Aku-Heikki Ilmari Hirviniemi (born 5 December 1983, in Riihimäki) is a Finnish actor. He is well-known for his role as Urho Hietanen in the 2017 war film The Unknown Soldier.

==Theatre and television==

Hirviniemi has worked for several theatres around Finland, including Helsinki, Riihimäki, Jyväskylä, Lahti and Hämeenlinna, while also acting in films and on television. He first gained popularity in a television series Presidentin kanslia (2008–2011) in which he played the chauffeur Illu Airisto.

In the spring of 2010, Hirviniemi became a household name in Finland when a weekly sketch comedy television show Putous premiered. In the first season, his female character Marja Tyrni was crowned as the "sketch comedy character of the year". He was part of the cast in the first five seasons of the show, but announced on 1 March 2014 that he would not return for season six. From 2012 to 2016 Hirviniemi starred MTV3's police drama series Roba.
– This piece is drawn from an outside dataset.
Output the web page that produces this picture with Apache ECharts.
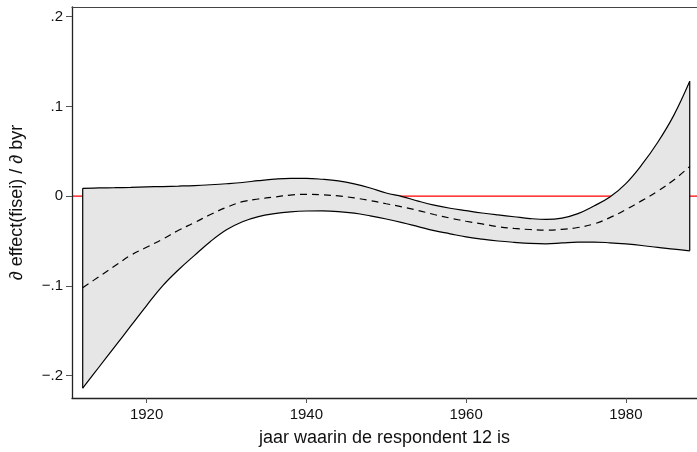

In 2014 Hirviniemi and another former Putous actor Jaakko Saariluoma hosted a comedy talk show Posse with The Dudesons.

==Personal life==
Aku Hirviniemi's father is Rauli Hirviniemi, a logistics chief, and his mother is Erja Hirviniemi, a nurse. They have been members of the Riihimäki city council from the Left Alliance party. Aku Hirviniemi's sister is Aino-Kaisa Pekonen, a member of the Parliament of Finland and former Minister of Social Affairs and Health. Aku Hirviniemi himself is not interested in politics, although he has been a member of the youth division of the Left Alliance in his youth.

Hirviniemi has two daughters from his 18-year relationship with actress Niina Lahtinen. The couple divorced in 2016. Since 2018, Hirviniemi has been dating the TV show host Sonja Kailassaari and they got engaged on 2 February 2020. The couple had their first child in July 2023.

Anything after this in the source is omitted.